Tous les fils dénoués

Rares sont les poètes contemporains qui savent s’imprégner d’un paysage jusqu’à le sentir vibrer, ou tout au moins frémir, en eux. Michel Dugué est peu à peu devenu l’un de ceux-là. Il le doit tout à la fois à son approche discrète, à sa façon d’être (et de rester) en éveil, en alerte, à la qualité de ses silences, à l’acuité de son regard et à la précision des scènes fugitives qu’il réussit à capter puis à restituer.

« Sous l’averse le paysage se vêt d’un habit grisé. Mécanique grippée, il ralentit.
C’est un promeneur aussi âgé que les pierres, une ronce mutique recourbée sur le bord d’un fossé où s’écoule une eau d’argile. »

Rien n’est laissé au hasard et tout est dit avec simplicité et justesse. Il délimite, pour ce faire, son champ de vision. Le cadrage est millimétré. Il est réalisé au fil de la promenade, quand le marcheur (qui avance avec lenteur) décide de s’arrêter, persuadé que l’immobilité lui permettra de mieux percevoir les mouvements qui sont à l’œuvre alentour.

« La courbe du chemin nous dissimule la descente à la grève. On sait néanmoins qu’elle est proche. Nous entendons l’étirement de la houle. La pluie s’est remise à tomber. Le jour s’est défait. Le paysage se reforme autour de masses sombres que percent des lumières électriques. »

On le retrouve le plus souvent dehors, en train de se frotter aux humeurs changeantes du ciel, en quête d’un rai de lumière, curieux, attentif à ces lieux qui ne délivrent presque rien de leurs secrets. L’humilité est ici de mise. L’homme de passage sur ces rudes bouts de terre qui n’ont nul besoin de sa présence pour perdurer l’accepte volontiers.

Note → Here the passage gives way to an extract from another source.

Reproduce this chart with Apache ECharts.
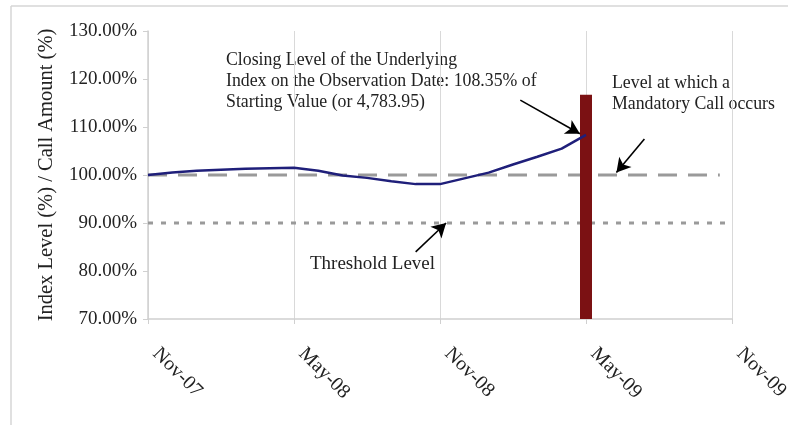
<!DOCTYPE html>
<html>
<head>
<meta charset="utf-8">
<script src="https://cdn.jsdelivr.net/npm/echarts@6/dist/echarts.min.js"></script>
<style>html,body{margin:0;padding:0;background:#fff}#c{width:788px;height:425px}</style>
</head>
<body>
<div id="c"></div>
<script>
// months since Nov-07
var tickLabels = ['Nov-07', 'May-08', 'Nov-08', 'May-09', 'Nov-09'];
var months = [0,1,2,3,4,5,6,7,8,9,10,11,12,13,14,15,16,17,18];
var indexLevel = [100,100.5,100.9,101.1,101.3,101.4,101.5,100.9,99.9,99.4,98.7,98.1,98.1,99.3,100.5,102.2,103.8,105.5,108.35];
var callMonth = 18;
var callAmount = 116.7;
var mandatoryLevel = [[0,100],[23.5,100]];
var thresholdLevel = [[0,90],[23.8,90]];
var arrowCloseFrom = [15.3,115.6], arrowCloseTo = [17.75,108.6];
var arrowCallFrom = [20.4,107.5], arrowCallTo = [19.25,100.5];
var arrowThrFrom = [11.0,84.0], arrowThrTo = [12.25,90.0];

var serif = '"Liberation Serif","Times New Roman",serif';
var chart = echarts.init(document.getElementById('c'));
function arrow(from, to) {
  return {
    type: 'line', data: [], silent: true,
    markLine: {
      silent: true, animation: false,
      symbol: ['none', 'arrow'], symbolSize: [12, 14],
      label: {show: false},
      lineStyle: {color: '#000', width: 1.6, type: 'solid'},
      data: [[{coord: from}, {coord: to}]]
    }
  };
}
chart.setOption({
  animation: false,
  grid: {left: 148, right: 56, top: 31, bottom: 106, containLabel: false, outerBoundsMode: 'none'},
  xAxis: {
    type: 'value', min: 0, max: 24, interval: 6,
    axisLine: {show: true, lineStyle: {color: '#d0d0d0', width: 1.5}},
    axisTick: {show: true, length: 5, lineStyle: {color: '#d0d0d0'}},
    splitLine: {show: true, lineStyle: {color: '#d9d9d9', width: 1}},
    axisLabel: {
      rotate: -45, margin: 24, padding: [0, 0, 0, 11], color: '#222', fontFamily: serif, fontSize: 20,
      formatter: function (v) { return tickLabels[Math.round(v / 6)] || ''; }
    }
  },
  yAxis: {
    type: 'value', min: 70, max: 130, interval: 10,
    name: 'Index Level (%) / Call Amount (%)', nameLocation: 'middle', nameGap: 91,
    nameTextStyle: {fontFamily: serif, fontSize: 20.5, color: '#222'},
    axisLine: {show: true, lineStyle: {color: '#d0d0d0', width: 1.5}},
    axisTick: {show: true, length: 5, lineStyle: {color: '#d0d0d0'}},
    splitLine: {show: false},
    axisLabel: {
      margin: 11, color: '#222', fontFamily: serif, fontSize: 19,
      formatter: function (v) { return v.toFixed(2) + '%'; }
    }
  },
  series: [
    {type: 'line', data: thresholdLevel, symbol: 'none', z: 2,
     lineStyle: {color: '#9a9a9a', width: 3, type: [5, 8]}},
    {type: 'line', data: mandatoryLevel, symbol: 'none', z: 2,
     lineStyle: {color: '#9a9a9a', width: 3, type: [19, 11]}},
    {type: 'bar', data: [[callMonth, callAmount]], barWidth: 12, z: 3,
     itemStyle: {color: '#7b1113'}},
    {type: 'line', data: months.map(function (m, i) { return [m, indexLevel[i]]; }),
     symbol: 'none', z: 4, lineStyle: {color: '#1f1f7a', width: 2.5}},
    arrow(arrowCloseFrom, arrowCloseTo),
    arrow(arrowCallFrom, arrowCallTo),
    arrow(arrowThrFrom, arrowThrTo)
  ],
  graphic: [
    {type: 'line', silent: true, shape: {x1: 11, y1: 6, x2: 788, y2: 6}, style: {stroke: '#d6d6d6', lineWidth: 1.5}},
    {type: 'line', silent: true, shape: {x1: 11, y1: 6, x2: 11, y2: 425}, style: {stroke: '#d6d6d6', lineWidth: 1.5}},
    {type: 'text', left: 226, top: 50, silent: true,
     style: {text: 'Closing Level of the Underlying\nIndex on the Observation Date: 108.35% of\nStarting Value (or 4,783.95)',
             font: '17.8px ' + serif, fill: '#222', lineHeight: 21}},
    {type: 'text', left: 612, top: 73, silent: true,
     style: {text: 'Level at which a\nMandatory Call occurs', font: '17.8px ' + serif, fill: '#222', lineHeight: 21}},
    {type: 'text', left: 310, top: 255, silent: true,
     style: {text: 'Threshold Level', font: '19px ' + serif, fill: '#222'}}
  ]
});
</script>
</body>
</html>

« Je m’en remets à des failles
plus concrètes
que les mots qui les nomment. »

Il interroge tel ou tel fragment d’un paysage familier qu’il ne cesse pourtant de découvrir, en l’habitant, en respirant amplement un peu de cet air invisible que régénère le vent de mer qui souffle en ces contrées qu’il arpente en toutes saisons.

« La conjonction des signes fait un monde en suspend. L’air invisible a sa part de mystère ou d’hésitation. Se blesserait-il aux ronces lorsque dessus il roule ? »

 Michel Dugué : Tous les fils dénoués, éditions Folle Avoine.